* Exercise goal
Filter out everything except lines holding "code".
— start of Material for this exercise —
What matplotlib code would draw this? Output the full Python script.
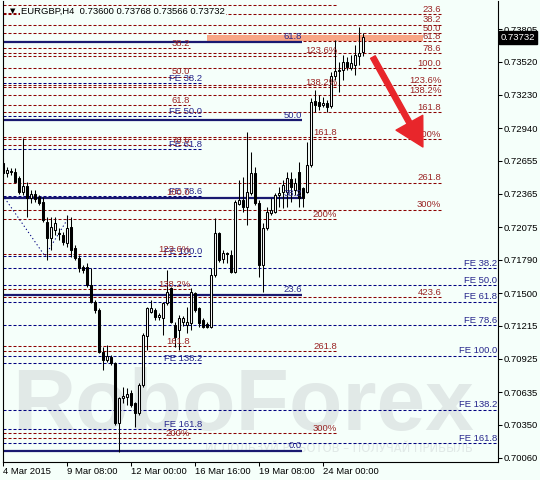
— end of Material for this exercise —
— start of Material for this exercise —
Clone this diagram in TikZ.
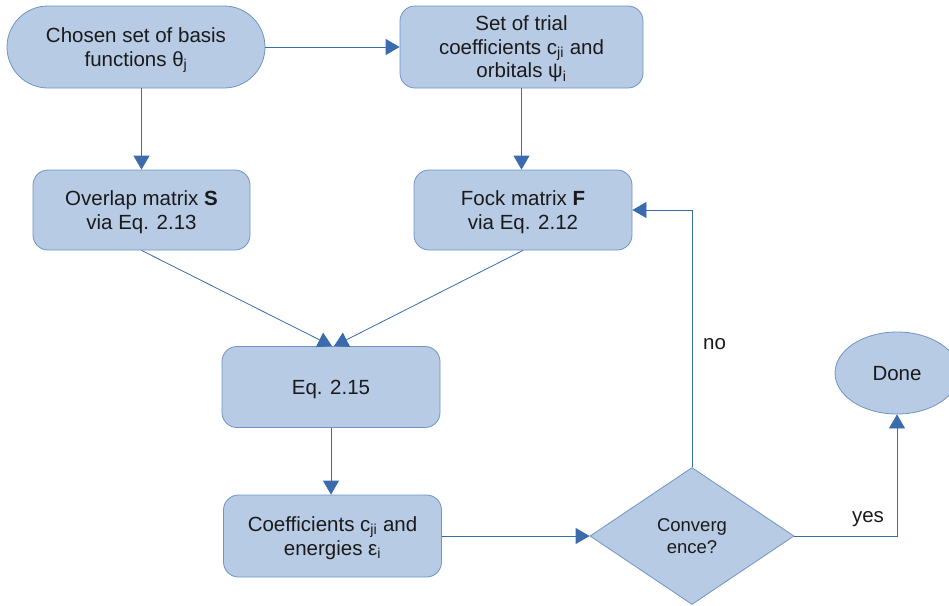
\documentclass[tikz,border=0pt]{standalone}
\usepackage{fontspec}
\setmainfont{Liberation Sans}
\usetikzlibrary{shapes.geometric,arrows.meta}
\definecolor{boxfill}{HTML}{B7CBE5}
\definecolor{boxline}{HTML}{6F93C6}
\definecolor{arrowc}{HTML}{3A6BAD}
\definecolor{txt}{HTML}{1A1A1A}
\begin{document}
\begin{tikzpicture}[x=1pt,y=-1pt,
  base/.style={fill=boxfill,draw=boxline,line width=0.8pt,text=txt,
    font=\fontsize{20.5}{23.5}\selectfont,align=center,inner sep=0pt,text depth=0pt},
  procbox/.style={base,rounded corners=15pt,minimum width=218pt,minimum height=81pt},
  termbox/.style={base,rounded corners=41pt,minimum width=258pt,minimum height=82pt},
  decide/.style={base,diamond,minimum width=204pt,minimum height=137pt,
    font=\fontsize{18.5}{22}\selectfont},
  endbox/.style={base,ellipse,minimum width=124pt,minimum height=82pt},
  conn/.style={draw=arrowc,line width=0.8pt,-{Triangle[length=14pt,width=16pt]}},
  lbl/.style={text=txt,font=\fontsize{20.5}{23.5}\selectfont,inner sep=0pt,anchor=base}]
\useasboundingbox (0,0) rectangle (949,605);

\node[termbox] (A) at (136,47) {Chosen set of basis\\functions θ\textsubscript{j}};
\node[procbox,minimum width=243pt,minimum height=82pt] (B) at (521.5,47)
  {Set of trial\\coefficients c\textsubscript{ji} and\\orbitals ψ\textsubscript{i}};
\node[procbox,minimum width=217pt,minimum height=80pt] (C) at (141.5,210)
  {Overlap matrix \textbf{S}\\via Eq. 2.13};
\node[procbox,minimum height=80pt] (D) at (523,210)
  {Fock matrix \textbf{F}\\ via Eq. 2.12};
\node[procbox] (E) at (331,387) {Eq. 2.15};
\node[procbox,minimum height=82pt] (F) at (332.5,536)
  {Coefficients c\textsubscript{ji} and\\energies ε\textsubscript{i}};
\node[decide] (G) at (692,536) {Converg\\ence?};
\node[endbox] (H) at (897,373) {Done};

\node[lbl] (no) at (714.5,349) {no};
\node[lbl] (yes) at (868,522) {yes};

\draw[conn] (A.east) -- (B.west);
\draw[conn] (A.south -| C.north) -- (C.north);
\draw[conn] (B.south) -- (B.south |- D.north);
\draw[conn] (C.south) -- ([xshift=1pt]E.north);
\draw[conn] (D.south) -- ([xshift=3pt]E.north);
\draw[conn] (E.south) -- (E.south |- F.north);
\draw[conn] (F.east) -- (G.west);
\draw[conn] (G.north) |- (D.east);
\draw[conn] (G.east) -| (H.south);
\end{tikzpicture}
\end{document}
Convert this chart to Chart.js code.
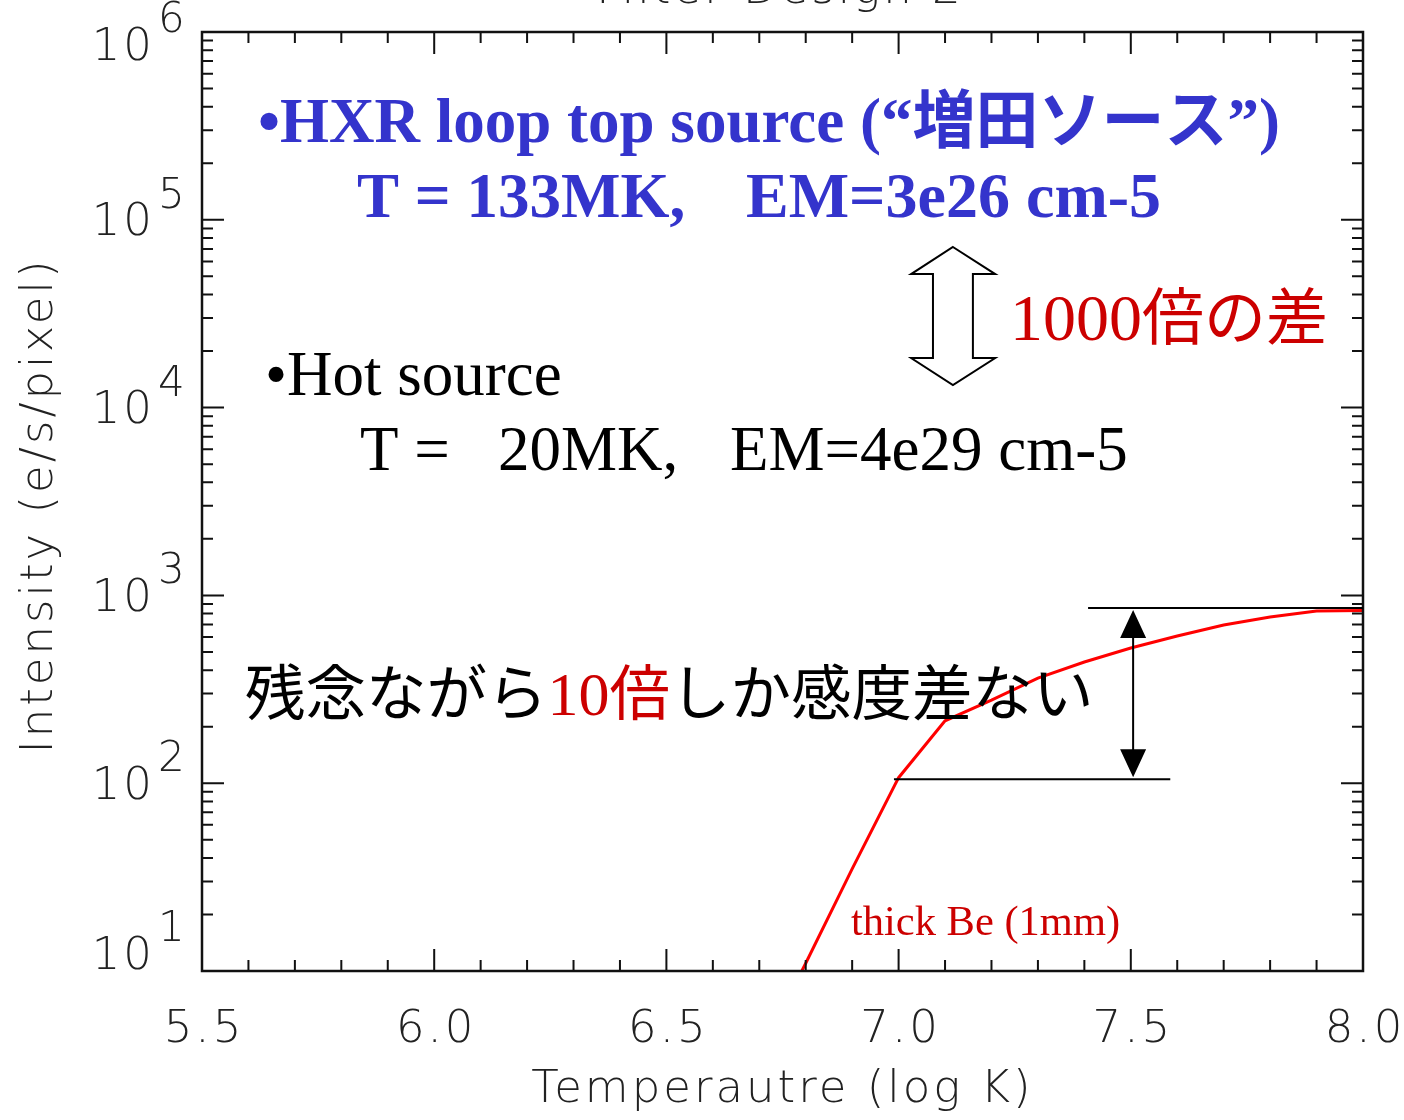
— end of Material for this exercise —
— start of Material for this exercise —
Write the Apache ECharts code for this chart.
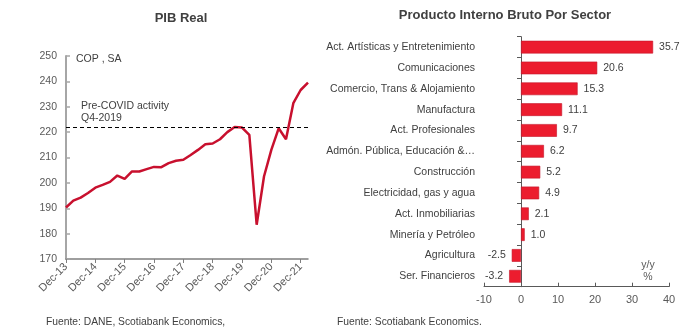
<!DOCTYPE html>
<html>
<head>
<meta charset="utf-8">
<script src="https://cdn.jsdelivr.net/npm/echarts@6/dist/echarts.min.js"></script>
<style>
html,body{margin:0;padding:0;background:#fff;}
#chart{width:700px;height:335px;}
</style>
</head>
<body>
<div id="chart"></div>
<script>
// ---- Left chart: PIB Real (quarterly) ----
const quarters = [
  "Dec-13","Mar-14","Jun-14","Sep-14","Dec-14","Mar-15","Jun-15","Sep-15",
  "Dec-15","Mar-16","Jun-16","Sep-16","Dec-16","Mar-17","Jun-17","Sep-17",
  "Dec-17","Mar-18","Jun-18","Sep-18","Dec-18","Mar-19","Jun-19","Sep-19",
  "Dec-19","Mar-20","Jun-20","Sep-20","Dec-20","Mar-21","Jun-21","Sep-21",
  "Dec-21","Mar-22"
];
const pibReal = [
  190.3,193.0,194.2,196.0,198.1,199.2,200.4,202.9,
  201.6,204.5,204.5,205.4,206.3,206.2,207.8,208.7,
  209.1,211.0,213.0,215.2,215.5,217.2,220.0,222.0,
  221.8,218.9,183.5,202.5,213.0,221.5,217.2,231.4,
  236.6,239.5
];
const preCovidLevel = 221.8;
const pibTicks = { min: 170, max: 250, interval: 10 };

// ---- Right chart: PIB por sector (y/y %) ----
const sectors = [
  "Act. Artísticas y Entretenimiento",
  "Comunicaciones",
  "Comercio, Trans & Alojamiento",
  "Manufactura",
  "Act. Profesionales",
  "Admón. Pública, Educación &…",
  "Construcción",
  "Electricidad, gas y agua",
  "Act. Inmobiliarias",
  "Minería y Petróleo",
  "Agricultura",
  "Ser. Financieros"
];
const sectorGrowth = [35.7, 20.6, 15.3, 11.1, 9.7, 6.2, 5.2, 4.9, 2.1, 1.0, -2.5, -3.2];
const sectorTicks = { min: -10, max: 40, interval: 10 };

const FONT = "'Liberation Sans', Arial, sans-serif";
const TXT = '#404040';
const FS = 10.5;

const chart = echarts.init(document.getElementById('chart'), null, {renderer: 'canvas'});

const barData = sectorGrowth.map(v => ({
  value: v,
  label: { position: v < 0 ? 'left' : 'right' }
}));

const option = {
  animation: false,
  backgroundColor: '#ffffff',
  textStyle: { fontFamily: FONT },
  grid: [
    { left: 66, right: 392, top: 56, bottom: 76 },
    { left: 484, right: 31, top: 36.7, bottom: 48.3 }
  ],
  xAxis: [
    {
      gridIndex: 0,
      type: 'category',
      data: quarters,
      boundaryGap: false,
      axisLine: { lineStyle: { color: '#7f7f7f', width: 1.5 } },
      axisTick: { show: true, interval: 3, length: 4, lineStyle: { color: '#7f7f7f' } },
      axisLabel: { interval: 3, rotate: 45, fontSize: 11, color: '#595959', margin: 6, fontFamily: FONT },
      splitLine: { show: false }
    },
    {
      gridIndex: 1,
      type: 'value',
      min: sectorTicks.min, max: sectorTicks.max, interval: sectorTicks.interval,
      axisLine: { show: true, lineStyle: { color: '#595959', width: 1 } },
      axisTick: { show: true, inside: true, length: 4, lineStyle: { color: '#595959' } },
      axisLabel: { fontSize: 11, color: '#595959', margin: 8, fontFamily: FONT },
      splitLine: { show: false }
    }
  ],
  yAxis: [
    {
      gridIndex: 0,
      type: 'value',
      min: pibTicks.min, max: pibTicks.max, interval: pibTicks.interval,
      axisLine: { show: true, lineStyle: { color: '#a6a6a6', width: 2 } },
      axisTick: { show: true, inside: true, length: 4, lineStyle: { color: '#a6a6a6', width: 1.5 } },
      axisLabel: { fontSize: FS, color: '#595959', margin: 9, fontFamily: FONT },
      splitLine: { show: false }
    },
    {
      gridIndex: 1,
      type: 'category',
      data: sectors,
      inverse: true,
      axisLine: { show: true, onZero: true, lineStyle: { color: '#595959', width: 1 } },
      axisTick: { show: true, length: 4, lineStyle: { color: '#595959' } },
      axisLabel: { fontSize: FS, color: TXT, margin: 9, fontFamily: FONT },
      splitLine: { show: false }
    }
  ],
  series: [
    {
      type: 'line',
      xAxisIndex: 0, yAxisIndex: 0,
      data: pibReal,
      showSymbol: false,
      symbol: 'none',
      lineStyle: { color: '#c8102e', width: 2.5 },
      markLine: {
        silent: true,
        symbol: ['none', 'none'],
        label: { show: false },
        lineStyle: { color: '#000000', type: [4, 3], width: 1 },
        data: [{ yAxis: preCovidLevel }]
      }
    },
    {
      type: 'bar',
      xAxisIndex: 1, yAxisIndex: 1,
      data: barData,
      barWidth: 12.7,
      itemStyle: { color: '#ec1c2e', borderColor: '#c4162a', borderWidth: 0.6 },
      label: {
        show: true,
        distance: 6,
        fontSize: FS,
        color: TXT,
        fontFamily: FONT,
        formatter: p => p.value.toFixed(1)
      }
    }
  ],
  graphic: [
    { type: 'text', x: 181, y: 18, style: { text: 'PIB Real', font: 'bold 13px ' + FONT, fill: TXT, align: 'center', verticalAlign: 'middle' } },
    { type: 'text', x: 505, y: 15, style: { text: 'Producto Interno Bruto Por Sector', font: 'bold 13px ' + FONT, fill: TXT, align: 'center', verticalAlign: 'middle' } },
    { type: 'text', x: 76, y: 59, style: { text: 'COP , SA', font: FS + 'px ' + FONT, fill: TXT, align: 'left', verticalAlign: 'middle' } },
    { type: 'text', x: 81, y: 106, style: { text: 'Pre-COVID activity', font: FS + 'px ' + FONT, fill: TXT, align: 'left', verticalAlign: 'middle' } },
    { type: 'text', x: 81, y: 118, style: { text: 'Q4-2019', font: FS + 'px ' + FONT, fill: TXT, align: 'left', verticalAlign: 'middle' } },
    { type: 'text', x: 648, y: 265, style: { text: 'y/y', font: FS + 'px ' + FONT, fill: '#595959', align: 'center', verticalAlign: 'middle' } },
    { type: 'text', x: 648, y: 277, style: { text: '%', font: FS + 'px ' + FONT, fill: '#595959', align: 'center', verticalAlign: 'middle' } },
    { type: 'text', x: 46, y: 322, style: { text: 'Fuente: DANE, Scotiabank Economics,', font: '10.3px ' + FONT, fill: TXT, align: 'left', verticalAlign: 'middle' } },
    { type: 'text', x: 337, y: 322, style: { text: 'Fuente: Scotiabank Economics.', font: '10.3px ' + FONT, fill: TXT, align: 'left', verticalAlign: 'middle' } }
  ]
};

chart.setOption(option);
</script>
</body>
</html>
— end of Material for this exercise —
* Written response
What matplotlib code would draw this? Output the full Python script.
Convert this chart to Chart.js code.
Write the Apache ECharts code for this chart.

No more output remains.